THE EXERCISE —
Pictures excluded, return the lines below from the first through the line holding "const TIMER_LABEL = '7';".

────────────────

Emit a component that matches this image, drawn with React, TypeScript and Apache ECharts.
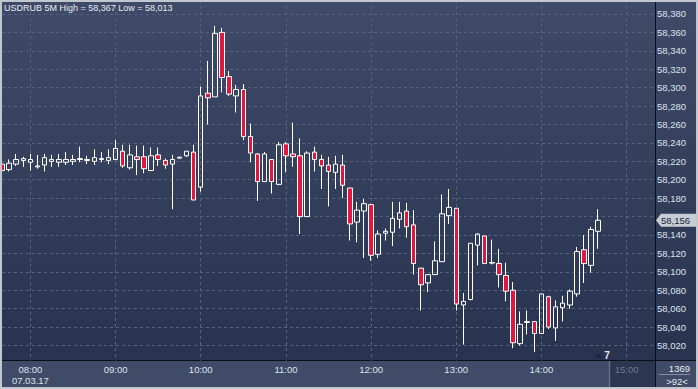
import React, { useEffect, useRef } from 'react';
import * as echarts from 'echarts';

const FONT = '"Liberation Sans", Arial, sans-serif';
const SYMBOL = 'USDRUB 5M';
const DATE_LABEL = '07.03.17';
const BAR_COUNT = '1369';
const VISIBLE_BARS = '>92<';
const TIMER_LABEL = '7';

// 5-minute slots from 07:40 to 15:20 (93 slots, 92 intervals visible)
const START_HOUR = 7;
const START_MINUTE = 40;
const SLOT_COUNT = 93;
const categories: string[] = Array.from({ length: SLOT_COUNT }, (_, i) => {
  const m = START_HOUR * 60 + START_MINUTE + 5 * i;
  return `${String(Math.floor(m / 60)).padStart(2, '0')}:${String(m % 60).padStart(2, '0')}`;
});

// [open, close, low, high]
const ohlc: number[][] = [
  [58.217, 58.210, 58.207, 58.219],
  [58.211, 58.218, 58.209, 58.222],
  [58.217, 58.222, 58.215, 58.228],
  [58.221, 58.223, 58.214, 58.225],
  [58.219, 58.222, 58.210, 58.228],
  [58.214, 58.215, 58.212, 58.227],
  [58.216, 58.224, 58.209, 58.228],
  [58.220, 58.222, 58.214, 58.227],
  [58.219, 58.222, 58.214, 58.228],
  [58.219, 58.222, 58.216, 58.230],
  [58.220, 58.222, 58.216, 58.227],
  [58.222, 58.223, 58.219, 58.236],
  [58.221, 58.222, 58.217, 58.226],
  [58.220, 58.224, 58.216, 58.233],
  [58.222, 58.223, 58.219, 58.230],
  [58.221, 58.224, 58.217, 58.233],
  [58.222, 58.234, 58.221, 58.243],
  [58.231, 58.215, 58.213, 58.238],
  [58.213, 58.227, 58.211, 58.238],
  [58.225, 58.222, 58.205, 58.237],
  [58.225, 58.212, 58.207, 58.237],
  [58.210, 58.226, 58.210, 58.235],
  [58.227, 58.222, 58.215, 58.235],
  [58.221, 58.216, 58.212, 58.223],
  [58.217, 58.222, 58.168, 58.227],
  [58.2235, 58.2245, 58.223, 58.225],
  [58.226, 58.231, 58.225, 58.231],
  [58.230, 58.178, 58.178, 58.238],
  [58.192, 58.291, 58.187, 58.301],
  [58.294, 58.289, 58.260, 58.329],
  [58.290, 58.359, 58.290, 58.367],
  [58.360, 58.311, 58.295, 58.365],
  [58.312, 58.293, 58.291, 58.318],
  [58.291, 58.298, 58.273, 58.303],
  [58.298, 58.247, 58.243, 58.304],
  [58.247, 58.229, 58.219, 58.261],
  [58.228, 58.198, 58.177, 58.229],
  [58.198, 58.228, 58.198, 58.230],
  [58.222, 58.198, 58.185, 58.222],
  [58.195, 58.238, 58.194, 58.241],
  [58.239, 58.226, 58.208, 58.241],
  [58.228, 58.225, 58.214, 58.262],
  [58.226, 58.160, 58.141, 58.245],
  [58.160, 58.229, 58.160, 58.231],
  [58.230, 58.222, 58.209, 58.236],
  [58.222, 58.215, 58.190, 58.227],
  [58.216, 58.209, 58.171, 58.225],
  [58.208, 58.217, 58.190, 58.226],
  [58.216, 58.194, 58.180, 58.227],
  [58.191, 58.152, 58.134, 58.191],
  [58.154, 58.167, 58.132, 58.176],
  [58.166, 58.174, 58.115, 58.179],
  [58.173, 58.118, 58.112, 58.174],
  [58.119, 58.141, 58.115, 58.145],
  [58.142, 58.144, 58.134, 58.147],
  [58.143, 58.158, 58.128, 58.176],
  [58.157, 58.164, 58.147, 58.176],
  [58.166, 58.149, 58.137, 58.175],
  [58.151, 58.109, 58.097, 58.167],
  [58.104, 58.086, 58.058, 58.104],
  [58.088, 58.097, 58.078, 58.097],
  [58.097, 58.112, 58.097, 58.133],
  [58.111, 58.163, 58.111, 58.184],
  [58.161, 58.170, 58.152, 58.190],
  [58.169, 58.065, 58.058, 58.169],
  [58.064, 58.068, 58.021, 58.077],
  [58.070, 58.131, 58.069, 58.131],
  [58.129, 58.141, 58.107, 58.142],
  [58.139, 58.109, 58.109, 58.139],
  [58.1095, 58.110, 58.108, 58.135],
  [58.109, 58.097, 58.083, 58.125],
  [58.096, 58.079, 58.068, 58.110],
  [58.080, 58.023, 58.017, 58.089],
  [58.022, 58.043, 58.020, 58.057],
  [58.045, 58.046, 58.032, 58.058],
  [58.046, 58.033, 58.013, 58.046],
  [58.033, 58.076, 58.033, 58.076],
  [58.073, 58.040, 58.038, 58.074],
  [58.039, 58.062, 58.025, 58.069],
  [58.061, 58.066, 58.046, 58.074],
  [58.064, 58.079, 58.060, 58.081],
  [58.076, 58.122, 58.073, 58.127],
  [58.124, 58.109, 58.088, 58.140],
  [58.107, 58.146, 58.099, 58.149],
  [58.144, 58.156, 58.125, 58.168],
];

const Y_MIN = 58.00371;
const Y_MAX = 58.3952;
const Y_STEP = 0.02;

const LABEL_COLOR = '#dde3ee';
const GRID_COLOR = '#56627e';
const BEAR_COLOR = '#e2173d';

const fmt = (v: number) => v.toFixed(3).replace('.', ',');

export default function App() {
  const ref = useRef<HTMLDivElement>(null);

  useEffect(() => {
    if (!ref.current) return;
    const chart = echarts.init(ref.current, null, { renderer: 'svg' });
    const isHour = (i: number) => i % 12 === 4;
    const lastIdx = ohlc.length - 1;
    const lastClose = ohlc[lastIdx][1];

    chart.setOption({
      animation: false,
      backgroundColor: '#3f4b67',
      grid: { left: 2, right: 43, top: 0, bottom: 28.5, show: false },
      xAxis: [
        {
          type: 'category',
          data: categories,
          boundaryGap: false,
          axisLine: { show: false },
          axisTick: { show: false },
          axisLabel: {
            interval: (i: number) => isHour(i),
            margin: 3,
            color: LABEL_COLOR,
            fontFamily: FONT,
            fontSize: 9.5,
            lineHeight: 11,
            formatter: (v: string) =>
              v === '08:00' ? `${v}\n${DATE_LABEL}` : v === '15:00' ? `{dim|${v}}` : v,
            rich: { dim: { color: '#6f7a91', fontFamily: FONT, fontSize: 9.5 } },
          },
          splitLine: {
            show: true,
            interval: (i: number) => isHour(i),
            lineStyle: { color: GRID_COLOR, type: [3, 3], width: 1 },
          },
        },
      ],
      yAxis: [
        {
          type: 'value',
          position: 'right',
          min: Y_MIN,
          max: Y_MAX,
          splitNumber: 20,
          minInterval: Y_STEP,
          maxInterval: Y_STEP,
          axisLine: { show: false },
          axisTick: { show: false },
          axisLabel: {
            margin: 2,
            color: LABEL_COLOR,
            fontFamily: FONT,
            fontSize: 9.5,
            showMinLabel: false,
            showMaxLabel: false,
            // the current-price tag covers the tick label next to it
            formatter: (v: number) => (Math.abs(v - lastClose) < 0.008 ? '' : fmt(v)),
          },
          splitLine: {
            show: true,
            showMinLine: false,
            showMaxLine: false,
            lineStyle: { color: GRID_COLOR, type: [3, 3], width: 1 },
          },
        },
      ],
      series: [
        {
          type: 'candlestick',
          data: ohlc,
          barWidth: 5,
          clip: true,
          itemStyle: {
            color: 'transparent',
            color0: BEAR_COLOR,
            borderColor: '#ffffff',
            borderColor0: '#ffffff',
            borderWidth: 1,
          },
        },
      ],
    });

    const highs = ohlc.map((d) => d[3]);
    const lows = ohlc.map((d) => d[2]);
    const title = `${SYMBOL} High = ${fmt(Math.max(...highs))} Low = ${fmt(Math.min(...lows))}`;
    const py = chart.convertToPixel({ yAxisIndex: 0 }, lastClose) as number;
    const px = chart.convertToPixel({ xAxisIndex: 0 }, categories[lastIdx]) as number;

    chart.setOption({
      graphic: {
        elements: [
          {
            type: 'rect', id: 'bg', z: -10, silent: true,
            shape: { x: 2, y: 2, width: 694, height: 358.5 },
            style: {
              fill: new echarts.graphic.LinearGradient(0, 0, 0, 1, [
                { offset: 0, color: '#3e4a67' },
                { offset: 1, color: '#28334f' },
              ]),
            },
          },
          {
            type: 'rect', id: 'nowBox', z: -5, silent: true,
            shape: { x: 609, y: 361, width: 46, height: 26 },
            style: { fill: '#2b3651' },
          },
          {
            type: 'line', id: 'nowEdge', z: -5, silent: true,
            shape: { x1: 609.5, y1: 361, x2: 609.5, y2: 387 },
            style: { stroke: '#66708a', lineWidth: 1.5 },
          },
          {
            type: 'line', id: 'hSep', z: -4, silent: true,
            shape: { x1: 0, y1: 360.5, x2: 698, y2: 360.5 },
            style: { stroke: '#0a0e16', lineWidth: 1 },
          },
          {
            type: 'line', id: 'vSep', z: -4, silent: true,
            shape: { x1: 655.5, y1: 0, x2: 655.5, y2: 389 },
            style: { stroke: '#0a0e16', lineWidth: 1 },
          },
          {
            type: 'text', id: 'title', z: 50, x: 4, y: 8, silent: true,
            style: { text: title, fill: '#e8ecf3', font: `9px ${FONT}`, verticalAlign: 'middle' },
          },
          {
            type: 'polygon', id: 'priceBox', z: 50, silent: true,
            shape: {
              points: [
                [656, py], [661, py - 6.5], [696, py - 6.5], [696, py + 6.5], [661, py + 6.5],
              ],
            },
            style: { fill: '#c8ccd5' },
          },
          {
            type: 'text', id: 'priceText', z: 51, x: 661, y: py, silent: true,
            style: { text: fmt(lastClose), fill: '#1b2540', font: `9.5px ${FONT}`, verticalAlign: 'middle' },
          },
          {
            type: 'polygon', id: 'timerTri', z: 50, silent: true,
            shape: { points: [[px - 4, 357.5], [px, 353.5], [px + 4, 357.5]] },
            style: { fill: '#1d2538' },
          },
          {
            type: 'text', id: 'timerText', z: 50, x: px + 6, y: 355, silent: true,
            style: { text: TIMER_LABEL, fill: '#e6ebf3', font: `bold 10px ${FONT}`, verticalAlign: 'middle' },
          },
          {
            type: 'text', id: 'barCount', z: 50, x: 690, y: 368, silent: true,
            style: { text: BAR_COUNT, fill: '#e6ebf3', font: `9.5px ${FONT}`, align: 'right', verticalAlign: 'middle' },
          },
          {
            type: 'line', id: 'barLine', z: 50, silent: true,
            shape: { x1: 659, y1: 374.5, x2: 690, y2: 374.5 },
            style: { stroke: '#858ea0', lineWidth: 1 },
          },
          {
            type: 'text', id: 'visBars', z: 50, x: 677, y: 381, silent: true,
            style: { text: VISIBLE_BARS, fill: '#e6ebf3', font: `9.5px ${FONT}`, align: 'center', verticalAlign: 'middle' },
          },
          {
            type: 'rect', id: 'frame', z: 100, silent: true,
            shape: { x: 1, y: 1, width: 696, height: 387 },
            style: { fill: 'none', stroke: '#c2c6ce', lineWidth: 2 },
          },
        ],
      },
    });

    return () => chart.dispose();
  }, []);

  return (
    <div
      ref={ref}
      style={{ position: 'absolute', left: 0, top: 0, width: 698, height: 389 }}
    />
  );
}
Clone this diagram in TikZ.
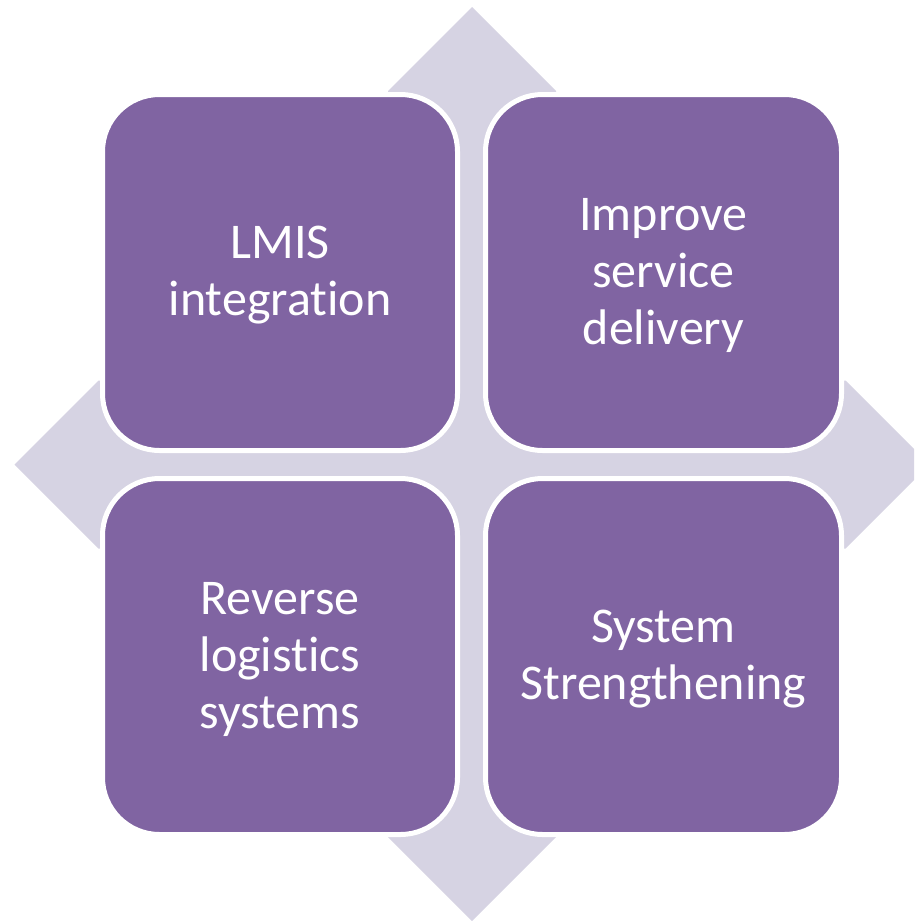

────────────────

OUTPUT FOR THIS TASK —
Emit a component that matches this image, drawn with React, TypeScript and Apache ECharts.
import React, { useEffect, useRef } from 'react';
import * as echarts from 'echarts';

const FONT = '"Liberation Sans", Arial, sans-serif';
const SYMBOL = 'USDRUB 5M';
const DATE_LABEL = '07.03.17';
const BAR_COUNT = '1369';
const VISIBLE_BARS = '>92<';
const TIMER_LABEL = '7';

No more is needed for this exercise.